The lines from the top of the material through the line with "-1.92, -0.85, -1.84];" are to be set down exactly. Leave the pictures out.

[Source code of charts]
________________________________________

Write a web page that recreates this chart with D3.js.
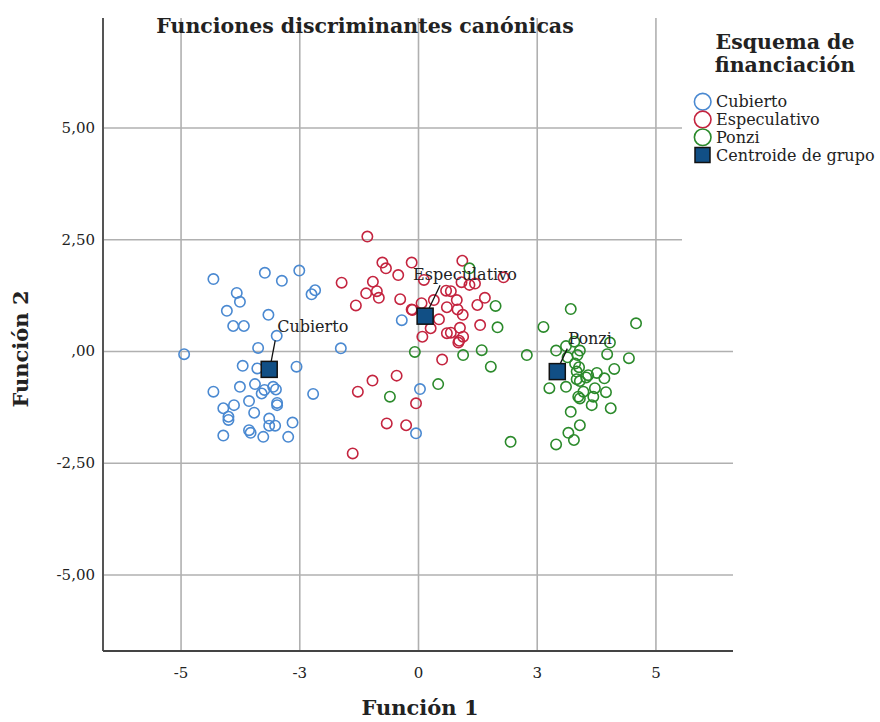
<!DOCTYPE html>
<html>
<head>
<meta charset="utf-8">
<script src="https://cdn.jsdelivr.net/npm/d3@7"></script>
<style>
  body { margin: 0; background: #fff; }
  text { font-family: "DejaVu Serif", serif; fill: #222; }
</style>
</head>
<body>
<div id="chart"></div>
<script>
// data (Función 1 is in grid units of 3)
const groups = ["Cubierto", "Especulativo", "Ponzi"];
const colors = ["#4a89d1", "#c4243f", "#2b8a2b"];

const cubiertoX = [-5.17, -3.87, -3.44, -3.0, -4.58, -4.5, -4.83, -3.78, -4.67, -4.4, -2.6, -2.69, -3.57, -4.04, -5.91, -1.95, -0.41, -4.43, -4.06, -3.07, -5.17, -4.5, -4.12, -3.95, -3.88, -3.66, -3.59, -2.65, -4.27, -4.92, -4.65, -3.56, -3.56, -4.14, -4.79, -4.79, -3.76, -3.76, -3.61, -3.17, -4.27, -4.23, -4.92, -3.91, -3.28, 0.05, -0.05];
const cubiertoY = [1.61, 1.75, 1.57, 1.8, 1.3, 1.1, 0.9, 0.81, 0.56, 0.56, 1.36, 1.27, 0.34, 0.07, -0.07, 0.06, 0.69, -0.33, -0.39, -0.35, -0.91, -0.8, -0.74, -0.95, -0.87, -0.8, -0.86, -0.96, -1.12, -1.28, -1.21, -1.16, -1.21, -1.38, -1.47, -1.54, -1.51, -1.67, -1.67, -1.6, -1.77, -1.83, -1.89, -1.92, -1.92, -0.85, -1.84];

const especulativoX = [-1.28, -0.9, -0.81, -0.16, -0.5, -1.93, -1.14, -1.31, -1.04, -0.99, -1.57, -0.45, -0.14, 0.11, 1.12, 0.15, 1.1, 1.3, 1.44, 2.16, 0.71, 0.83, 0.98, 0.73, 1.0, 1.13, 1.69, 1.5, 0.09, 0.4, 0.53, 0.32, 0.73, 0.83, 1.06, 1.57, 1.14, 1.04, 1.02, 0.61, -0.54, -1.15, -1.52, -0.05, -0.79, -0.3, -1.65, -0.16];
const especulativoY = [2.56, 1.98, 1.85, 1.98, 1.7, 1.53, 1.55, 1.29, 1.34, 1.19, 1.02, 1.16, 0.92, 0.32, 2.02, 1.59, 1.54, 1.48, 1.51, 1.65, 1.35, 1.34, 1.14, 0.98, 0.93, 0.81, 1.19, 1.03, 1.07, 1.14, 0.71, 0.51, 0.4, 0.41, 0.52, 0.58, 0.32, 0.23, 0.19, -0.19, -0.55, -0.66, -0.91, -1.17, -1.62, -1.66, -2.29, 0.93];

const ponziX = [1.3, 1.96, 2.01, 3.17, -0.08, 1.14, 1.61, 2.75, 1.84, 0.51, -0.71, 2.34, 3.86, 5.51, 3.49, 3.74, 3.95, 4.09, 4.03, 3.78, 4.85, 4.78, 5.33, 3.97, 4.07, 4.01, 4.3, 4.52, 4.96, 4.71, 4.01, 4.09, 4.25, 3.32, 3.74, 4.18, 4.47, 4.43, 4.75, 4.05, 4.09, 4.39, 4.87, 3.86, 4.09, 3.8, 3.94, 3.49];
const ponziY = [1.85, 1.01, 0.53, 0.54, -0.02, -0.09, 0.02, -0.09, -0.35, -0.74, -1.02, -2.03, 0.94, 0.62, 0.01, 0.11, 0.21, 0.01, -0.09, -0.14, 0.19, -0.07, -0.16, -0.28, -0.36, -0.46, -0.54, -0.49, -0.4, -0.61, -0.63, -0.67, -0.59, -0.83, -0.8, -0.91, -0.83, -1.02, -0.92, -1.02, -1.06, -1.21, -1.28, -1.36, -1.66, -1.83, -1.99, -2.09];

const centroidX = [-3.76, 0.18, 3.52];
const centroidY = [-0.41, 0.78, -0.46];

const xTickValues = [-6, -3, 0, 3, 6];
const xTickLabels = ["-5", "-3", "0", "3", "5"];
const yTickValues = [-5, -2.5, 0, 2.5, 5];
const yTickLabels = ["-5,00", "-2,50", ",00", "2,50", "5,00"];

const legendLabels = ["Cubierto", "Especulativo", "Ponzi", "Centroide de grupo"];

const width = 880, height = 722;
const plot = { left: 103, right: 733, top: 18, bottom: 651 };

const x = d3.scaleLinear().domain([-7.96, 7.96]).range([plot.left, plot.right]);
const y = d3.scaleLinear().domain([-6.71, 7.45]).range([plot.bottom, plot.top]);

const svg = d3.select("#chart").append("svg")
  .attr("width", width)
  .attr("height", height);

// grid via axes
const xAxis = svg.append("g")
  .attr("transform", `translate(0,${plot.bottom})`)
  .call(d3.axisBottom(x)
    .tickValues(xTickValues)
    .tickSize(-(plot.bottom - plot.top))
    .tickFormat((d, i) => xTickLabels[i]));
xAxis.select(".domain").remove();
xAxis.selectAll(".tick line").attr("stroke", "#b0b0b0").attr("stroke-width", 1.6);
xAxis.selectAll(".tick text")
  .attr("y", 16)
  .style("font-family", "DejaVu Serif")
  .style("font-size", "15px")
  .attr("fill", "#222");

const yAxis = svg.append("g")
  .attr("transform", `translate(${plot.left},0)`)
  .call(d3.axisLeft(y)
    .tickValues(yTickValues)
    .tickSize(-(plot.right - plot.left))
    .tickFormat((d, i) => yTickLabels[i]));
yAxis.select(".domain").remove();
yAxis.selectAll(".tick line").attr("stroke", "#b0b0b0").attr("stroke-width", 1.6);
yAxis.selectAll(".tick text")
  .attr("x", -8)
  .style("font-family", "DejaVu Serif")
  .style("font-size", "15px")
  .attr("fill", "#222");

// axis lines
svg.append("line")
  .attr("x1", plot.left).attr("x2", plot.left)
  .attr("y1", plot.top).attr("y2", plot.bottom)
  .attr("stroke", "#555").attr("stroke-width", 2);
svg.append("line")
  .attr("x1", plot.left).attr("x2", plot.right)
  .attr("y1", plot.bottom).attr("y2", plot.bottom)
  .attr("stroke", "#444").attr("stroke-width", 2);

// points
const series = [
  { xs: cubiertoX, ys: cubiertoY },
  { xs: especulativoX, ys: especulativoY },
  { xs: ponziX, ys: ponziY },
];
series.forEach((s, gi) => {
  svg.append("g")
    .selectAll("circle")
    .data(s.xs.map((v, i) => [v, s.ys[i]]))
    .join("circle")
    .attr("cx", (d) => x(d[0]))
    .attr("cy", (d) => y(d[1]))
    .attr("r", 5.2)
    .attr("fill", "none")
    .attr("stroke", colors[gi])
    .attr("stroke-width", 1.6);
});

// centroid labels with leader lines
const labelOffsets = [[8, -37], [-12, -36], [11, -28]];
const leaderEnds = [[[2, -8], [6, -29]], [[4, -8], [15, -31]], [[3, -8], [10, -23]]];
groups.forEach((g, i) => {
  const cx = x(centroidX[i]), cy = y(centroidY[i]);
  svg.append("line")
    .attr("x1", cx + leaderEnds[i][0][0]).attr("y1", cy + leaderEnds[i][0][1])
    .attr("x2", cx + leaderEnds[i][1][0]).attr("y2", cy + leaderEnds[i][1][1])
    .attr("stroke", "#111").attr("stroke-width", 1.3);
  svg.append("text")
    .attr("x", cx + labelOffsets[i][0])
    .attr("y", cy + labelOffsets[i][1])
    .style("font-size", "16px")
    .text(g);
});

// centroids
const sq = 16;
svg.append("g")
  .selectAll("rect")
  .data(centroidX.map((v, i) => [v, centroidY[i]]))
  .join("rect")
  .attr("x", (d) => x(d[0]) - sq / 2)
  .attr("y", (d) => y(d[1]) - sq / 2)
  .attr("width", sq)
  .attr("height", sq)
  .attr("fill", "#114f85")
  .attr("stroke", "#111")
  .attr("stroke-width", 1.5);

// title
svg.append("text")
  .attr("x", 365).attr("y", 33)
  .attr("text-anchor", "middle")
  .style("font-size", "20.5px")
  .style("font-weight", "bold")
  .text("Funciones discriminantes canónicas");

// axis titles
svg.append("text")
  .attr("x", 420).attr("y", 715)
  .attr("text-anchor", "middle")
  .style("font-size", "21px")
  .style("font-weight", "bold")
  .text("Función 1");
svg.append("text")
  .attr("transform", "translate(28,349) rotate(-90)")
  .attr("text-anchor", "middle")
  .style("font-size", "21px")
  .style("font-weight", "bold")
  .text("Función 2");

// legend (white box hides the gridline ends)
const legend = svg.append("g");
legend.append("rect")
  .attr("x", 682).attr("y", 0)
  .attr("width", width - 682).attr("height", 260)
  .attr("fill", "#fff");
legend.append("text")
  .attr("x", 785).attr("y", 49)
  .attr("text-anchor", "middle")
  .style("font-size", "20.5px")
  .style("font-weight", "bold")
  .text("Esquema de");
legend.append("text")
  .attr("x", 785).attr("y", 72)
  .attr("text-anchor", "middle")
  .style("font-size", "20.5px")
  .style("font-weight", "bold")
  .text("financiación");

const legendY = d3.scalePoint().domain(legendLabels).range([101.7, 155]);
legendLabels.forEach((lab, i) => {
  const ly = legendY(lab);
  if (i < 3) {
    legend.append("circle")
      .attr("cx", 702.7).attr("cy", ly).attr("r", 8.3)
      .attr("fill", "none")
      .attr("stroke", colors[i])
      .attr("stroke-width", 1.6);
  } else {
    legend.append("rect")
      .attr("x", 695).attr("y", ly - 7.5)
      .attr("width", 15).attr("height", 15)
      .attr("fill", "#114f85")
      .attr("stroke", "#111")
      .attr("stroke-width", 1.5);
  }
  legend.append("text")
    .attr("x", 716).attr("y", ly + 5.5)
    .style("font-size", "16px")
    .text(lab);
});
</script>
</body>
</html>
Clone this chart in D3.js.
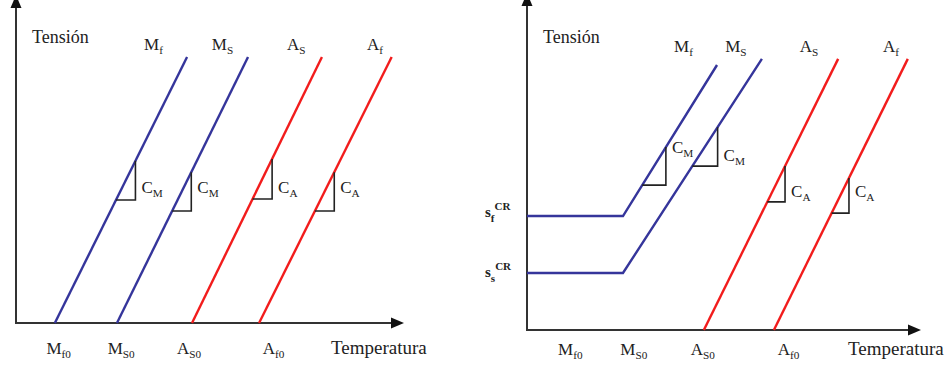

________________________________________

→ **ANSWER**:
Write a web page that recreates this chart with D3.js.
<!DOCTYPE html>
<html>
<head>
<meta charset="utf-8">
<script src="https://cdn.jsdelivr.net/npm/d3@7"></script>
<style>
  body { margin: 0; background: #fff; }
  text { font-family: "DejaVu Serif", serif; fill: #222; }
</style>
</head>
<body>
<div id="chart"></div>
<script>
// data (Función 1 is in grid units of 3)
const groups = ["Cubierto", "Especulativo", "Ponzi"];
const colors = ["#4a89d1", "#c4243f", "#2b8a2b"];

const cubiertoX = [-5.17, -3.87, -3.44, -3.0, -4.58, -4.5, -4.83, -3.78, -4.67, -4.4, -2.6, -2.69, -3.57, -4.04, -5.91, -1.95, -0.41, -4.43, -4.06, -3.07, -5.17, -4.5, -4.12, -3.95, -3.88, -3.66, -3.59, -2.65, -4.27, -4.92, -4.65, -3.56, -3.56, -4.14, -4.79, -4.79, -3.76, -3.76, -3.61, -3.17, -4.27, -4.23, -4.92, -3.91, -3.28, 0.05, -0.05];
const cubiertoY = [1.61, 1.75, 1.57, 1.8, 1.3, 1.1, 0.9, 0.81, 0.56, 0.56, 1.36, 1.27, 0.34, 0.07, -0.07, 0.06, 0.69, -0.33, -0.39, -0.35, -0.91, -0.8, -0.74, -0.95, -0.87, -0.8, -0.86, -0.96, -1.12, -1.28, -1.21, -1.16, -1.21, -1.38, -1.47, -1.54, -1.51, -1.67, -1.67, -1.6, -1.77, -1.83, -1.89, -1.92, -1.92, -0.85, -1.84];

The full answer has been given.